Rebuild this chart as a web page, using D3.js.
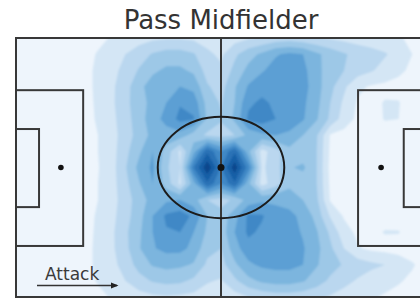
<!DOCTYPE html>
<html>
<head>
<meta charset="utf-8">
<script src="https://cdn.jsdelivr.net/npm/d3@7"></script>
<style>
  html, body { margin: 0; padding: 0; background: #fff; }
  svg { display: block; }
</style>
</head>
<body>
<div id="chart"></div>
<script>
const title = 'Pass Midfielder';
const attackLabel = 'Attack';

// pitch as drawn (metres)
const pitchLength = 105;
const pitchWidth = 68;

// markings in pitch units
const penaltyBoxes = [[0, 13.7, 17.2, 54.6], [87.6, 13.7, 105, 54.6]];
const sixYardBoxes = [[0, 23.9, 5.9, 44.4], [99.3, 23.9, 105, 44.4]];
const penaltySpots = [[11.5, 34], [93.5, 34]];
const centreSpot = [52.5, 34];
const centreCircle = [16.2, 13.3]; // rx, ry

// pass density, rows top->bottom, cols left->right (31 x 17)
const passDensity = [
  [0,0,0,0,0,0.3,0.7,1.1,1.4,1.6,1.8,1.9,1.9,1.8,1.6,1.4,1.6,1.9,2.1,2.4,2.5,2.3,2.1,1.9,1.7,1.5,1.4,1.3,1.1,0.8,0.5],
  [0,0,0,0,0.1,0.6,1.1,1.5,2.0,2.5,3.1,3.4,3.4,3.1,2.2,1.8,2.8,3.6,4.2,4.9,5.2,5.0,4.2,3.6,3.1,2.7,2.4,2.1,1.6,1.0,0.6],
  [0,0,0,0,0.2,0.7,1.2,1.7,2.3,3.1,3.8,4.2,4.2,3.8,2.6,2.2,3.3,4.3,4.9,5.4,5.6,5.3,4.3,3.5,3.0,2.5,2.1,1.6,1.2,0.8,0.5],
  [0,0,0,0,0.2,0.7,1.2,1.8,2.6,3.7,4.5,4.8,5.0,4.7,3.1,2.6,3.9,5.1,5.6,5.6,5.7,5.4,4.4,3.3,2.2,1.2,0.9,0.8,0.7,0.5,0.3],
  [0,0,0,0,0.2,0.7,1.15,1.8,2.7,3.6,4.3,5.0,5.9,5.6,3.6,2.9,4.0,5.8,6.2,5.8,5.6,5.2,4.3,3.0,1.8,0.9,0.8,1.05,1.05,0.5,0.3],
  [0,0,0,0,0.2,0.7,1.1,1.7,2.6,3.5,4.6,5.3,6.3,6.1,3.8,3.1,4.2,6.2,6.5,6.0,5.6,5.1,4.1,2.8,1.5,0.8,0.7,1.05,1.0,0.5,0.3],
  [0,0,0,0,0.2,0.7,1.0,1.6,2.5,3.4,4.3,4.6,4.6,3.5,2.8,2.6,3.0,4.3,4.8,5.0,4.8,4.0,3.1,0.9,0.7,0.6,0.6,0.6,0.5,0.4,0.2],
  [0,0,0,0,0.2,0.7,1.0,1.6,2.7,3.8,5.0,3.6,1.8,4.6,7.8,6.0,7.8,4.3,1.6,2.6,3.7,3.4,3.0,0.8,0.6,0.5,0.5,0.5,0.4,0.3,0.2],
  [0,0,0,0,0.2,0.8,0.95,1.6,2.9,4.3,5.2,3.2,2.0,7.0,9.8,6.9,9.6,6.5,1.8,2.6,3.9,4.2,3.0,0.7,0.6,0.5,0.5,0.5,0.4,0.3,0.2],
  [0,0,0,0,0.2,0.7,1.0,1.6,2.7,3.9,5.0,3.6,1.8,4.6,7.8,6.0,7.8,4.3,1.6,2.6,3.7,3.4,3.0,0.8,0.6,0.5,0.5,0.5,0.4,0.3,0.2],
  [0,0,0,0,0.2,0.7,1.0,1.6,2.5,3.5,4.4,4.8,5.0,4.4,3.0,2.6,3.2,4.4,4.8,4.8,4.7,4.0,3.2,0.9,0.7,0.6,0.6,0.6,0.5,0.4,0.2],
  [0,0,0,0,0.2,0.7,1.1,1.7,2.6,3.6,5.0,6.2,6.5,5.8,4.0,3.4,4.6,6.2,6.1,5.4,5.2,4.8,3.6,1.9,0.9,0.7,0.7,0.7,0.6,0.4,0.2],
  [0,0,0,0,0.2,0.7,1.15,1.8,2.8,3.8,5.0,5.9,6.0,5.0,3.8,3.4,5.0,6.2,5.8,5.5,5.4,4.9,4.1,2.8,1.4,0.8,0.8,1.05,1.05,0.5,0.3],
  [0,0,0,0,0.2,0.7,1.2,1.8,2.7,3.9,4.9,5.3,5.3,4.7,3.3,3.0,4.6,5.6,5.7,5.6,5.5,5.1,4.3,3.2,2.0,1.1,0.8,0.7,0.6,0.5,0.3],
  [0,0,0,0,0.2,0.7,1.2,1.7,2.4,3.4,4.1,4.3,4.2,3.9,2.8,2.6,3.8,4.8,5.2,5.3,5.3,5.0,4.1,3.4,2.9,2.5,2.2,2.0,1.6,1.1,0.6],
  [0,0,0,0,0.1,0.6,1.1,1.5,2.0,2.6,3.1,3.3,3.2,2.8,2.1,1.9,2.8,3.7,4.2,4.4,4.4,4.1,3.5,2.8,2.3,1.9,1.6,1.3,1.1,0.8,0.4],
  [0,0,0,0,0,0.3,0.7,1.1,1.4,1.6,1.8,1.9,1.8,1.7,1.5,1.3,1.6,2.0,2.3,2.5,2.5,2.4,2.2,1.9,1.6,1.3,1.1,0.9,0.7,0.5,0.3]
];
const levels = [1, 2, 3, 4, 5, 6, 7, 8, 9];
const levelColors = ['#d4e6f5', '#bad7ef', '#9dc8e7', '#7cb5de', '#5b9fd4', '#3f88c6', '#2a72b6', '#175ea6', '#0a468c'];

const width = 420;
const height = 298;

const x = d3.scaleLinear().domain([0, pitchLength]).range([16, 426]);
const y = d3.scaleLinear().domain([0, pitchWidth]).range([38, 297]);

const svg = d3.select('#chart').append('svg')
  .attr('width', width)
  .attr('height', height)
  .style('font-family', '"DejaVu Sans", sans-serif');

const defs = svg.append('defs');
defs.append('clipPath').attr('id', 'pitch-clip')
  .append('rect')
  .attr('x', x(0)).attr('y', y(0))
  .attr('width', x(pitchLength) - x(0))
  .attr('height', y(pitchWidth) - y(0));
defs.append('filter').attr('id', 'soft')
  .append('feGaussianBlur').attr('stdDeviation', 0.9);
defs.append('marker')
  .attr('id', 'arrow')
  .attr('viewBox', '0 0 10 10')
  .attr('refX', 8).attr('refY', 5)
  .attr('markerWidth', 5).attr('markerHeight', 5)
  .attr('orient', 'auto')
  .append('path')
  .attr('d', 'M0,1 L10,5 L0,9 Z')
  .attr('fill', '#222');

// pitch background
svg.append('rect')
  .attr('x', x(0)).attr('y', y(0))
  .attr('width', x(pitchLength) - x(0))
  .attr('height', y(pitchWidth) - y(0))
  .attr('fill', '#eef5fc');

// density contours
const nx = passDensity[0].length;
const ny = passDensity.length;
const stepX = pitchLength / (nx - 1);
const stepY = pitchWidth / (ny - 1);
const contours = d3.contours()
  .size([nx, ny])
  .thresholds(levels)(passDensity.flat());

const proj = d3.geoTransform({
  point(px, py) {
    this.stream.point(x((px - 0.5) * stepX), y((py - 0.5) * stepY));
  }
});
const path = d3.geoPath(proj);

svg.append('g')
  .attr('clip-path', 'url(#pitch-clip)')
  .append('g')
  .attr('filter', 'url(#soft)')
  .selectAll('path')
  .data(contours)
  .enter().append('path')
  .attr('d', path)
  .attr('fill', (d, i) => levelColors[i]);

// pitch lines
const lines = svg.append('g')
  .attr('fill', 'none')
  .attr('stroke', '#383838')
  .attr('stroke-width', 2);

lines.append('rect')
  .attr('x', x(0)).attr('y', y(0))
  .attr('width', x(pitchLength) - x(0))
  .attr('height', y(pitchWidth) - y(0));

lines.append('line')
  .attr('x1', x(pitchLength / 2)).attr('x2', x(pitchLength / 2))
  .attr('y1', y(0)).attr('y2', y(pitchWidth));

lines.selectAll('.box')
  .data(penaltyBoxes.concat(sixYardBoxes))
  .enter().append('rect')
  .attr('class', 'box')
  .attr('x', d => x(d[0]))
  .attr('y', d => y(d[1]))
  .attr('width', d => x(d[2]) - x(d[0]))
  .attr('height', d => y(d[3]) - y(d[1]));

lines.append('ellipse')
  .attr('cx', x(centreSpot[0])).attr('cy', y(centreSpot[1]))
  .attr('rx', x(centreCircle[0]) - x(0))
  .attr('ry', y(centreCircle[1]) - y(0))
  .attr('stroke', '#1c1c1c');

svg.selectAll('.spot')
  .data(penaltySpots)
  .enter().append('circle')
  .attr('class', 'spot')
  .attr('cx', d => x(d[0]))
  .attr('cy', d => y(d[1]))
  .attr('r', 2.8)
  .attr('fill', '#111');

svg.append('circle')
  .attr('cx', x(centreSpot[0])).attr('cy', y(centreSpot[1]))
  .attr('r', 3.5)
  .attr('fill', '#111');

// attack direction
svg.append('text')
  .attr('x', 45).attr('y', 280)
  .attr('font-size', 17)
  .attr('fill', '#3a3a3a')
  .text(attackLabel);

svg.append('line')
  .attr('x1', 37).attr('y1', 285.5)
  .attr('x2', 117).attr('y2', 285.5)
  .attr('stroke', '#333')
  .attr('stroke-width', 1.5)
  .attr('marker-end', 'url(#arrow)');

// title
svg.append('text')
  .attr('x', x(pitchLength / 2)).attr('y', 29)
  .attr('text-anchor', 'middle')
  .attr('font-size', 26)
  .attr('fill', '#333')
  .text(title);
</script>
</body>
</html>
::::::::::
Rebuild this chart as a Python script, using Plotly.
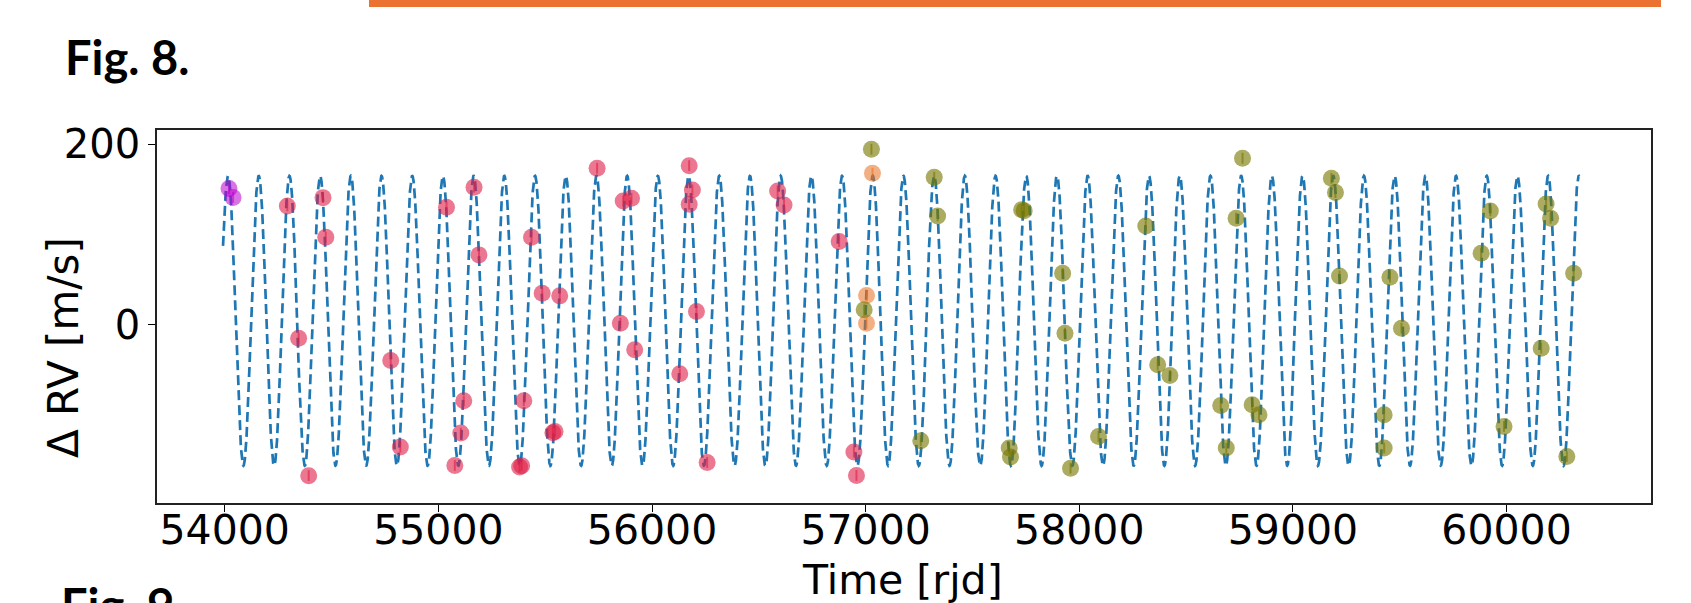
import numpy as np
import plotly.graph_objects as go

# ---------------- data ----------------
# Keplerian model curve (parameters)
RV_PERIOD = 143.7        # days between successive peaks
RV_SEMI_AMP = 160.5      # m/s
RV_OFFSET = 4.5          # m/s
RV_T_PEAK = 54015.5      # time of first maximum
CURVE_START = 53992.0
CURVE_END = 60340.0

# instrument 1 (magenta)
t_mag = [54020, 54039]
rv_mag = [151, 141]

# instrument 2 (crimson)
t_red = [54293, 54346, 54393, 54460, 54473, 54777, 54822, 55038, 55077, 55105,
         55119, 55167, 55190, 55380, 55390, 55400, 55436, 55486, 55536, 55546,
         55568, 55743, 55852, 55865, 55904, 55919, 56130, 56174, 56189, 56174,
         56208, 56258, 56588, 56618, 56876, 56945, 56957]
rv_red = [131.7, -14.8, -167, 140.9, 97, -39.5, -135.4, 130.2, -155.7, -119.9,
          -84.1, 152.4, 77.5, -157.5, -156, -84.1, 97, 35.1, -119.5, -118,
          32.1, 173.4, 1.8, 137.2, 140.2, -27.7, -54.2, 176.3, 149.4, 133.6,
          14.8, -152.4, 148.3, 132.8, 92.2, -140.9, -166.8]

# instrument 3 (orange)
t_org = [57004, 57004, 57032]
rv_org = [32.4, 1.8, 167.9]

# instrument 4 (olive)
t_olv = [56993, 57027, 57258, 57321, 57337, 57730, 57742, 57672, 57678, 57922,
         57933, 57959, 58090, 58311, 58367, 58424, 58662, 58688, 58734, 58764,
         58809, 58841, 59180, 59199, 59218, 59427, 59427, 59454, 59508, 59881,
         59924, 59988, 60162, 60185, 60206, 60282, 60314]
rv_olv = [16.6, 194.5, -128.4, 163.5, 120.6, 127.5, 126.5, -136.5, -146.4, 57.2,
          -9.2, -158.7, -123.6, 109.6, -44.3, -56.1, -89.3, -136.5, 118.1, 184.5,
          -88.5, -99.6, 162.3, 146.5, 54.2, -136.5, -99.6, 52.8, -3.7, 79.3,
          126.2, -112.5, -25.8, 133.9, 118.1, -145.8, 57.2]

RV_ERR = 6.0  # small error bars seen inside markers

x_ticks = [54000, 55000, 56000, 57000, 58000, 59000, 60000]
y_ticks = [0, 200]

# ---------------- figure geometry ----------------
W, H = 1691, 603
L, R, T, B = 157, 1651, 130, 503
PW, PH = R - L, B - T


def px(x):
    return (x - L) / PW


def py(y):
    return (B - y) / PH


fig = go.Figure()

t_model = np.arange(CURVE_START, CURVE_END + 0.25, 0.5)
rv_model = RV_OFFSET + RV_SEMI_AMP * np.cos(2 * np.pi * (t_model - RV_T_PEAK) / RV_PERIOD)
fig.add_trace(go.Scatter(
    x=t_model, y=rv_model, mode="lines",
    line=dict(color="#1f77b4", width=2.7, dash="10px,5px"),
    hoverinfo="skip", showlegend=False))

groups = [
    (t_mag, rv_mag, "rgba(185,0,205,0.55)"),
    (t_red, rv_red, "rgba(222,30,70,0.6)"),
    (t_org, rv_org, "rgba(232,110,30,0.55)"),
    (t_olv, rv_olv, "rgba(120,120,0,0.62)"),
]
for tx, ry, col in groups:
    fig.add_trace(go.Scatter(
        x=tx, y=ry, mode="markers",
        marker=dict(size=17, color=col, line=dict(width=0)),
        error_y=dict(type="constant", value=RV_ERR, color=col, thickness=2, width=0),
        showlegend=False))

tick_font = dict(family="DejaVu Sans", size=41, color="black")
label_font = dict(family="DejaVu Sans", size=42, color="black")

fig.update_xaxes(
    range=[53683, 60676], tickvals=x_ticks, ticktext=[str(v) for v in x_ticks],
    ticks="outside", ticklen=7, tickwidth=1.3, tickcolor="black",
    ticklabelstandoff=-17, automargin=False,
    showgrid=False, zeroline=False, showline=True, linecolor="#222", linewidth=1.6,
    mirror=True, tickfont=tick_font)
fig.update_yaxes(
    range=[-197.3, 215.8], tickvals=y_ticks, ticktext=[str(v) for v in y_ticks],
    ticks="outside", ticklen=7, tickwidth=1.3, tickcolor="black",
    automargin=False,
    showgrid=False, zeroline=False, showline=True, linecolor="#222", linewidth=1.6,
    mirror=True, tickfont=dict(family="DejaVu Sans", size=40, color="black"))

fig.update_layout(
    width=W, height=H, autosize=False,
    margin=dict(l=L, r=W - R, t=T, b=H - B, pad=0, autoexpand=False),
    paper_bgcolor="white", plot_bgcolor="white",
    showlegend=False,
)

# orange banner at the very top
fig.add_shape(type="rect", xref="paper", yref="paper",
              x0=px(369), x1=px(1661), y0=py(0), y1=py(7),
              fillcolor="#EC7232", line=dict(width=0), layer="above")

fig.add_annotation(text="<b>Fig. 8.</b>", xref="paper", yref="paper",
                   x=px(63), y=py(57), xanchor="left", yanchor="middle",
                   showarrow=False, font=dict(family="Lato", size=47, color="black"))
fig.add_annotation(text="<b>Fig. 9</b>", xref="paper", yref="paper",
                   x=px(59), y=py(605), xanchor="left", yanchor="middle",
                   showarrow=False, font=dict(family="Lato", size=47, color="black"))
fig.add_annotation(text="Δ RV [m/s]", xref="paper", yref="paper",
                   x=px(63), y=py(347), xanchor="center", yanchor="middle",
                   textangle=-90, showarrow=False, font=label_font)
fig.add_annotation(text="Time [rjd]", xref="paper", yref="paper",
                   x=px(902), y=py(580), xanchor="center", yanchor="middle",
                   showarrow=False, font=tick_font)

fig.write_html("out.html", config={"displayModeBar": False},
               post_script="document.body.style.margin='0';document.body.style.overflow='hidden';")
::::::::::
| Directive |
Pictures excluded, retype exactly the lines running from the one with "Rebuild this chart as a Python" through the one with "rv_mag = [151, 141]". Include both end lines and nothing more.

| Solution to this task |
Rebuild this chart as a Python script, using Plotly.
import numpy as np
import plotly.graph_objects as go

# ---------------- data ----------------
# Keplerian model curve (parameters)
RV_PERIOD = 143.7        # days between successive peaks
RV_SEMI_AMP = 160.5      # m/s
RV_OFFSET = 4.5          # m/s
RV_T_PEAK = 54015.5      # time of first maximum
CURVE_START = 53992.0
CURVE_END = 60340.0

# instrument 1 (magenta)
t_mag = [54020, 54039]
rv_mag = [151, 141]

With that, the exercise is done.